Update: I will try to clarify the question: Let us say that the total harvest of the fish population at time t is $H_t$. Every harvest produce three types of fish: salmon ($f_1$), which is valuable and sold as a filee in salmon markets S; Pike ($f_2$), which is less valuable and sold to the fish soup markets P; and roach ($f_3$), which is solely used for fishsticks and sold at the markets R. The prices are endogenous and derived from the utility functions S,P,R, which are strictly concave and have a decreasing marginal utility.
If all the fish could be sold in any possible market, the constraints for the maximisation problem would be:
Total harvests at time t: $H_t=\sum_{i=1}^n v_{it}-\sum_{i=1}^n v_{i,t+1} $ , (1)

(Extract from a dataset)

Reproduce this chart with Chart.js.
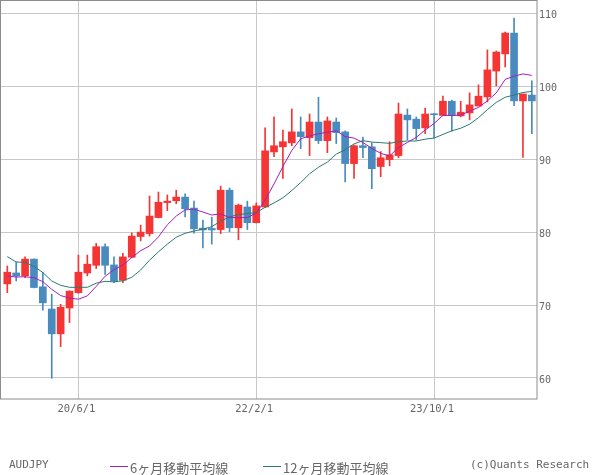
<!DOCTYPE html>
<html>
<head>
<meta charset="utf-8">
<script src="https://cdn.jsdelivr.net/npm/chart.js@4.4.1/dist/chart.umd.min.js"></script>
<style>
html, body { margin: 0; padding: 0; background: #fff; }
#wrap { position: relative; width: 600px; height: 475px; }
#foot span { position: absolute; top: 458px; line-height: 16px; color: #666; white-space: nowrap; }
#foot .mono { font: 11px "DejaVu Sans Mono", monospace; }
#foot .jp { font: 13px "Noto Sans CJK JP", sans-serif; }
#foot .key { top: 466px; width: 18px; height: 1px; line-height: 1px; }
</style>
</head>
<body>
<div id="wrap">
  <canvas id="myChart" width="600" height="475"></canvas>
  <div id="foot">
    <span class="mono" style="left:9px">AUDJPY</span>
    <span class="key" style="left:110px;background:#a020c0"></span>
    <span class="jp" style="left:130px">6ヶ月移動平均線</span>
    <span class="key" style="left:263px;background:#2a7a72"></span>
    <span class="jp" style="left:283px">12ヶ月移動平均線</span>
    <span class="mono" style="left:470px">(c)Quants Research</span>
  </div>
</div>
<script>
// monthly candles, Oct 2019 .. Sep 2024
var months = ['19/10/1','19/11/1','19/12/1','20/1/1','20/2/1','20/3/1','20/4/1','20/5/1','20/6/1','20/7/1','20/8/1','20/9/1',
              '20/10/1','20/11/1','20/12/1','21/1/1','21/2/1','21/3/1','21/4/1','21/5/1','21/6/1','21/7/1','21/8/1','21/9/1',
              '21/10/1','21/11/1','21/12/1','22/1/1','22/2/1','22/3/1','22/4/1','22/5/1','22/6/1','22/7/1','22/8/1','22/9/1',
              '22/10/1','22/11/1','22/12/1','23/1/1','23/2/1','23/3/1','23/4/1','23/5/1','23/6/1','23/7/1','23/8/1','23/9/1',
              '23/10/1','23/11/1','23/12/1','24/1/1','24/2/1','24/3/1','24/4/1','24/5/1','24/6/1','24/7/1','24/8/1','24/9/1'];

var open  = [72.9, 74.4, 74.0, 76.3, 72.5, 69.45, 66.05, 69.6, 71.7, 74.4, 75.45, 78.0,
             75.5, 73.4, 76.55, 79.4, 79.8, 82.0, 84.05, 84.3, 84.8, 83.3, 80.55, 80.5,
             80.35, 85.75, 80.6, 83.45, 81.3, 83.45, 91.0, 91.7, 92.25, 93.75, 92.95, 95.1,
             92.55, 95.1, 93.75, 89.4, 91.85, 91.7, 89.0, 89.95, 90.5, 96.05, 95.5, 94.3,
             96.2, 96.0, 97.95, 95.95, 96.35, 97.3, 98.55, 102.1, 104.45, 107.3, 98.0, 98.8];
var high  = [75.35, 75.9, 76.6, 76.35, 74.5, 71.5, 70.1, 71.95, 76.85, 76.85, 78.45, 78.4,
             76.6, 77.1, 79.9, 80.95, 84.95, 85.5, 85.1, 85.75, 85.25, 84.25, 81.65, 82.05,
             86.3, 86.05, 83.85, 84.25, 84.0, 94.3, 95.8, 94.0, 96.9, 95.8, 96.2, 98.5,
             95.8, 95.65, 93.9, 91.95, 93.05, 92.25, 91.05, 92.4, 97.7, 96.9, 95.8, 97.0,
             96.3, 98.65, 98.1, 97.95, 99.1, 100.2, 105.0, 104.85, 107.45, 109.35, 98.95, 100.75];
var low   = [71.7, 73.3, 73.75, 72.35, 69.3, 59.95, 64.3, 67.6, 71.6, 74.0, 75.0, 74.2,
             73.05, 73.05, 76.5, 78.8, 79.45, 81.95, 82.95, 83.9, 82.1, 79.85, 77.85, 78.35,
             79.8, 80.05, 78.95, 80.35, 81.25, 83.4, 90.35, 87.35, 91.85, 91.45, 90.5, 92.15,
             90.9, 92.15, 86.9, 87.35, 90.2, 85.95, 87.6, 89.1, 90.2, 92.65, 92.65, 93.5,
             92.95, 96.0, 93.85, 95.8, 95.4, 97.3, 97.85, 100.05, 102.65, 97.35, 90.25, 93.5];
var close = [74.5, 74.0, 76.3, 72.4, 70.3, 66.05, 69.7, 71.9, 74.5, 75.6, 78.0, 75.45,
             73.3, 76.6, 79.45, 80.0, 82.2, 84.1, 84.25, 84.8, 83.2, 80.45, 80.3, 80.3,
             85.75, 80.6, 83.7, 81.3, 83.6, 91.15, 91.85, 92.4, 93.75, 93.1, 95.1, 92.55,
             95.25, 93.65, 89.4, 91.85, 91.6, 88.7, 90.2, 90.6, 96.2, 95.4, 94.2, 96.2,
             96.1, 97.95, 96.0, 96.45, 97.45, 98.65, 102.25, 104.7, 107.3, 98.0, 98.95, 98.0];

// moving averages as drawn on the chart
var ma6  = [73.98, 73.84, 73.88, 73.74, 73.2, 72.15, 71.3, 70.95, 70.8, 71.25, 72.55, 73.95,
            74.85, 75.5, 76.5, 77.45, 78.1, 79.35, 81.0, 82.2, 83.05, 83.15, 82.75, 82.35,
            82.5, 82.0, 82.0, 82.0, 82.6, 84.4, 86.6, 89.0, 91.2, 92.8, 93.2, 93.5,
            93.7, 93.9, 93.1, 92.9, 92.3, 91.5, 90.8, 90.45, 91.6, 92.3, 93.0, 94.0,
            94.9, 96.0, 96.0, 96.05, 96.6, 97.1, 98.0, 99.1, 100.95, 101.4, 101.7, 101.5];
var ma12 = [76.65, 75.9, 75.85, 75.3, 74.45, 73.3, 72.7, 72.43, 72.43, 72.43, 73.0, 73.25,
            73.18, 73.33, 73.8, 74.8, 76.15, 77.3, 78.35, 79.3, 79.84, 80.15, 80.4, 80.75,
            81.5, 82.1, 82.4, 82.55, 82.68, 83.4, 84.0, 84.7, 85.7, 86.8, 88.0, 88.9,
            89.6, 90.7, 91.3, 92.1, 92.55, 92.35, 92.27, 92.18, 92.4, 92.5, 92.5, 92.75,
            92.9, 93.4, 93.9, 94.25, 94.8, 95.7, 96.8, 97.8, 98.5, 98.8, 99.15, 99.3];

var xTickIdx = [8, 28, 48];
var yTicks = [60, 70, 80, 90, 100, 110];

var upColor = '#f53434';
var downColor = '#4a8bbf';
var candleColors = open.map((o, i) => close[i] >= o ? upColor : downColor);

// plot frame
var framePlugin = {
    id: 'frame',
    afterDraw(chart) {
        var a = chart.chartArea;
        var ctx = chart.ctx;
        ctx.save();
        ctx.strokeStyle = '#8c8c8c';
        ctx.lineWidth = 1;
        ctx.strokeRect(0.5, 0.5, Math.round(a.right) - 0.5, Math.round(a.bottom) - 0.5);
        ctx.restore();
    }
};

var ctx = document.getElementById('myChart').getContext('2d');
var myChart = new Chart(ctx, {
    type: 'bar',
    data: {
        datasets: [
            {
                type: 'line',
                label: '6ヶ月移動平均線',
                data: ma6.map((v, i) => ({ x: i, y: v })),
                borderColor: '#a020c0',
                borderWidth: 1,
                pointRadius: 0,
                tension: 0,
                order: 0
            },
            {
                type: 'line',
                label: '12ヶ月移動平均線',
                data: ma12.map((v, i) => ({ x: i, y: v })),
                borderColor: '#2a7a72',
                borderWidth: 1,
                pointRadius: 0,
                tension: 0,
                order: 0
            },
            {
                label: 'body',
                data: open.map((o, i) => ({ x: i, y: [o, close[i]] })),
                backgroundColor: candleColors,
                barThickness: 7,
                minBarLength: 1,
                grouped: false,
                order: 1
            },
            {
                label: 'wick',
                data: low.map((l, i) => ({ x: i, y: [l, high[i]] })),
                backgroundColor: candleColors,
                barThickness: 1,
                grouped: false,
                order: 2
            }
        ]
    },
    options: {
        responsive: false,
        animation: false,
        events: [],
        layout: { padding: 0 },
        plugins: {
            legend: { display: false },
            tooltip: { enabled: false }
        },
        scales: {
            x: {
                type: 'linear',
                min: -0.82,
                max: 59.58,
                offset: false,
                afterBuildTicks: axis => { axis.ticks = xTickIdx.map(v => ({ value: v })); },
                afterFit: axis => {
                    axis.height = 76;
                    axis.paddingLeft = 0;
                    axis.paddingRight = 0;
                },
                grid: { offset: false, color: '#c8c8c8', drawTicks: false },
                border: { display: false },
                ticks: {
                    autoSkip: false,
                    maxRotation: 0,
                    padding: 4,
                    labelOffset: -2,
                    color: '#666',
                    font: { family: 'DejaVu Sans Mono', size: 10.5 },
                    callback: (value, index) => months[xTickIdx[index]]
                }
            },
            y: {
                type: 'linear',
                position: 'right',
                min: 57.11,
                max: 111.84,
                afterBuildTicks: axis => { axis.ticks = yTicks.map(v => ({ value: v })); },
                afterFit: axis => {
                    axis.width = 63;
                    axis.paddingTop = 0;
                    axis.paddingBottom = 0;
                },
                grid: { color: '#c8c8c8', drawTicks: false },
                border: { display: false },
                ticks: {
                    padding: 2,
                    labelOffset: 2,
                    color: '#666',
                    font: { family: 'DejaVu Sans Mono', size: 10 }
                }
            }
        }
    },
    plugins: [framePlugin]
});
</script>
</body>
</html>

fish to markets at time t $H_t=\sum_{i=1}^n f_{it}$ , (2)
Where $v_{it} $ is the amount of fish $i$ in the lake at time $t$.

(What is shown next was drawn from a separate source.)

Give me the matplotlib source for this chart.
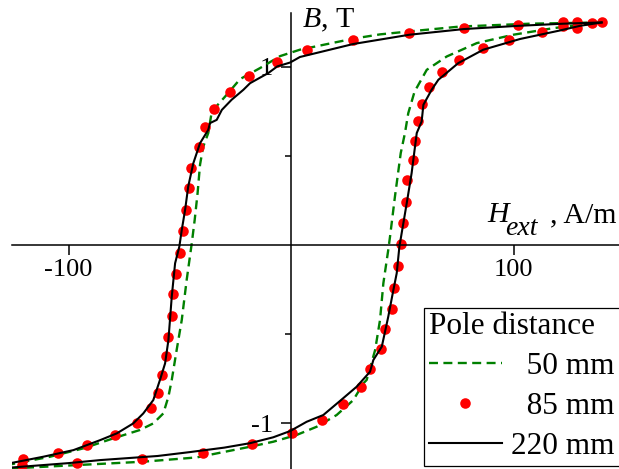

Now, if optimal, it should be possible to sell salmon to soup markets and salmon & pike to the fishstick markets: $S(f_1)$, $P(f_1, f_2)$ and $R(f_1,f_2,f_3)$. You cannot sell other fish but salmon in the filee markets, and roach cannot be sold at the soup markets.
Now the issue is: constraint (2) is pretty and you can easily see that the maximization problem is concave. However, it would allow any fish to enter any markets. If I use $S(f_1)$, $P(f_1, f_2)$ and $R(f_1,f_2,f_3)$ and (2), it would be optimal to sell all $f_1$ in $S$, all $f_1, f_2$ in $P$ and nothing in $R$, hence the double-counting. I struggling to come up with a constraint that would clearly satisfy the argument that fish that have been sold in some market cannot enter any other market. Thanks for your help!